Book Round-Up: Baseball Edition

Seasons in Hell: With Billy Martin, Whitey Herzog and "The Worst Baseball Team in History"-The 1973-1975 Texas Rangers, by Mike Shropshire:The advent of baseball season put me in the mood for this, an account of the absurdist 1973-1975 Texas Rangers team.  When your team has no hope of hitting .500, you might as well embrace the egotistical and talentless hitters, the pitcher who deliberately shot himself in the hand, the other pitcher who called a press conference to announce he just threw spitballs, the outfielder given a whistle to blow because he couldn't remember to shout "I've got it!", the long-suffering manager with no illusions, the greedy owner coming up with ridiculous schemes to generate revenue, scarily blunt groupies, and the booze.  Oh my God, the booze.

Ball Four: The Final Pitch by Jim Bouton:Seasons in Hell was fun, but Ball Four is the superior book, and the original baseball "tell-all."  Bouton is a former ML pitcher, and the book covers the year he spent pitching for the one-season Seattle Pilots (plus three addenda for each additional decade).  Bouton's status as an insider and as a pretty smart and insightful guy result in a fascinating account of what baseball was like for the players in the years before free agency.  Although a lot of the stories he relates are fairly tame by today's celebrity-scandal standards, the book was hugely controversial when it was released; management had invested a lot in the idea of baseball players as Wholesome American Heroes, and finding out that they were often underpaid and mistreated, used drugs, drank a lot, played jokes on each other, chased women, and cussed would result in fans abandoning baseball! (Ha.) Some of the players, too, weren't too happy with the exposure, although to Bouton's credit he is never mean-spirited or cruel to his fellow players.

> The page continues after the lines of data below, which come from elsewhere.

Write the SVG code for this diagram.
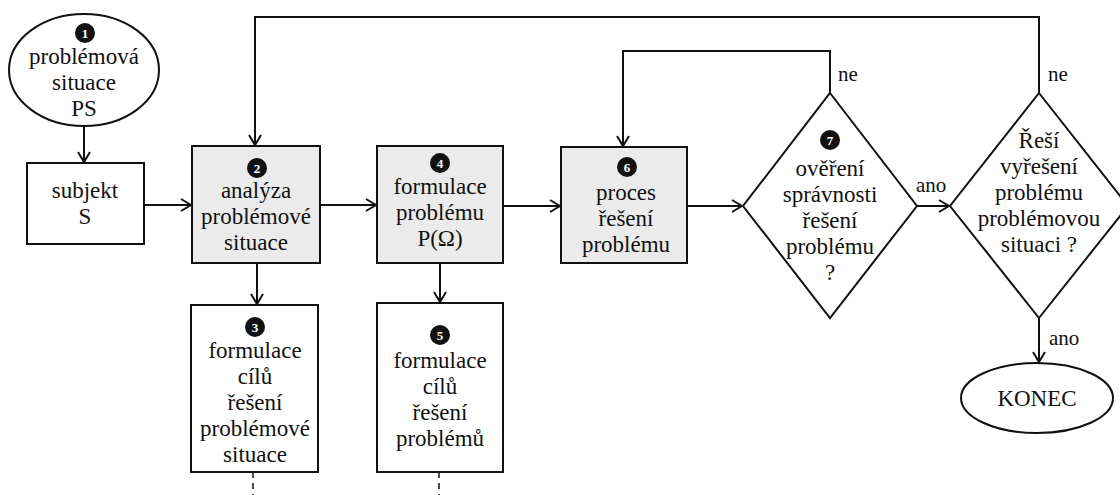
<svg xmlns="http://www.w3.org/2000/svg" width="1120" height="495" viewBox="0 0 1120 495" font-family="Liberation Serif, Times New Roman, serif">
<style>
.s{fill:none;stroke:#111;stroke-width:2}
.w{fill:#fff;stroke:#111;stroke-width:2}
.g{fill:#ebebeb;stroke:#111;stroke-width:2}
text{font-size:23px;fill:#111;text-anchor:middle}
text.n{font-size:13px;font-weight:bold;fill:#fff}
text.l{text-anchor:start;font-size:21px}
.d{fill:none;stroke:#111;stroke-width:1.5;stroke-dasharray:6 5}
</style>
<defs>
<marker id="a" markerWidth="14" markerHeight="14" refX="12" refY="7" orient="auto" markerUnits="userSpaceOnUse">
<path d="M2,1 L12,7 L2,13" fill="none" stroke="#111" stroke-width="2"/>
</marker>
</defs>
<rect width="1120" height="495" fill="#fff"/>
<g id="connectors">
<path class="s" d="M84,126 V162" marker-end="url(#a)"/>
<path class="s" d="M144,205 H191" marker-end="url(#a)"/>
<path class="s" d="M320,205 H376" marker-end="url(#a)"/>
<path class="s" d="M503,206 H560" marker-end="url(#a)"/>
<path class="s" d="M687,206 H742" marker-end="url(#a)"/>
<path class="s" d="M917,206 H949" marker-end="url(#a)"/>
<path class="s" d="M257,263 V304" marker-end="url(#a)"/>
<path class="s" d="M440,263 V302" marker-end="url(#a)"/>
<path class="s" d="M830,93 V51 H623 V146" marker-end="url(#a)"/>
<path class="s" d="M1039,93 V17 H255 V145" marker-end="url(#a)"/>
<path class="s" d="M1039,318 V362" marker-end="url(#a)"/>
<path class="d" d="M253,472 V495"/>
<path class="d" d="M439,472 V495"/>
<text class="l" x="838" y="81">ne</text>
<text class="l" x="1048" y="81">ne</text>
<text class="l" x="916" y="192">ano</text>
<text class="l" x="1049" y="345">ano</text>
</g>
<g id="n1">
<ellipse class="w" cx="84" cy="70" rx="75" ry="56"/>
<circle cx="85" cy="33" r="10" fill="#111"/><text class="n" x="85" y="38">1</text>
<text x="84" y="64">problémová</text>
<text x="84" y="90">situace</text>
<text x="84" y="116">PS</text>
</g>
<g id="subjekt">
<rect class="w" x="27" y="163" width="117" height="81"/>
<text x="85" y="198">subjekt</text>
<text x="85" y="224">S</text>
</g>
<g id="n2">
<rect class="g" x="192" y="146" width="128" height="117"/>
<circle cx="257" cy="168" r="10" fill="#111"/><text class="n" x="257" y="173">2</text>
<text x="256" y="198">analýza</text>
<text x="256" y="224">problémové</text>
<text x="256" y="250">situace</text>
</g>
<g id="n4">
<rect class="g" x="377" y="146" width="126" height="117"/>
<circle cx="440" cy="163" r="10" fill="#111"/><text class="n" x="440" y="168">4</text>
<text x="440" y="194">formulace</text>
<text x="440" y="220">problému</text>
<text x="440" y="246">P(Ω)</text>
</g>
<g id="n3">
<rect class="w" x="191" y="305" width="127" height="167"/>
<circle cx="255" cy="327" r="10" fill="#111"/><text class="n" x="255" y="332">3</text>
<text x="255" y="358">formulace</text>
<text x="255" y="384">cílů</text>
<text x="255" y="410">řešení</text>
<text x="255" y="436">problémové</text>
<text x="255" y="462">situace</text>
</g>
<g id="n5">
<rect class="w" x="377" y="303" width="126" height="169"/>
<circle cx="440" cy="335" r="10" fill="#111"/><text class="n" x="440" y="340">5</text>
<text x="440" y="368">formulace</text>
<text x="440" y="394">cílů</text>
<text x="440" y="420">řešení</text>
<text x="440" y="446">problémů</text>
</g>
<g id="n6">
<rect class="g" x="561" y="147" width="126" height="116"/>
<circle cx="627" cy="167" r="10" fill="#111"/><text class="n" x="627" y="172">6</text>
<text x="626" y="200">proces</text>
<text x="626" y="226">řešení</text>
<text x="626" y="252">problému</text>
</g>
<g id="n7">
<polygon class="w" points="830,93 917,206 830,318 743,206"/>
<circle cx="830" cy="140" r="10" fill="#111"/><text class="n" x="830" y="145">7</text>
<text x="830" y="176">ověření</text>
<text x="830" y="202">správnosti</text>
<text x="830" y="228">řešení</text>
<text x="830" y="254">problému</text>
<text x="830" y="280">?</text>
</g>
<g id="n8">
<polygon class="w" points="1039,93 1128,206 1039,318 950,206"/>
<text x="1039" y="148">Řeší</text>
<text x="1039" y="174">vyřešení</text>
<text x="1039" y="200">problému</text>
<text x="1039" y="226">problémovou</text>
<text x="1039" y="252">situaci ?</text>
</g>
<g id="konec">
<ellipse class="w" cx="1037" cy="398" rx="76" ry="35"/>
<text x="1037" y="406">KONEC</text>
</g>
</svg>
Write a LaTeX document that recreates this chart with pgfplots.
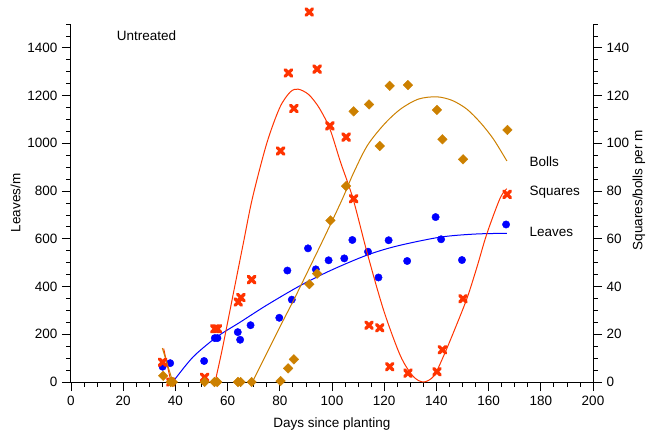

Moneyball: The Art of Winning an Unfair Game, by Michael Lewis:Math + Baseball = Awesome.  This is the story of how one general manager, Billy Beane of the Oakland A's, defied baseball's conventional wisdom by using sabermetrics to build the best baseball team on the cheap.  It's a fascinating account of how some obscure but crucial baseball skills are completely undervalued, because people (agents, scouts, managers, owners) are too focused on flashy statistics like batting average and win/loss records.  This book was especially enjoyable for me as a Red Sox fan, because at the end of the season depicted, 2002, Beane turns down an offer to be the GM of the Sox.  Instead Theo Epstein took the job, determined to bringing sabermetrics to Fenway, and had some success.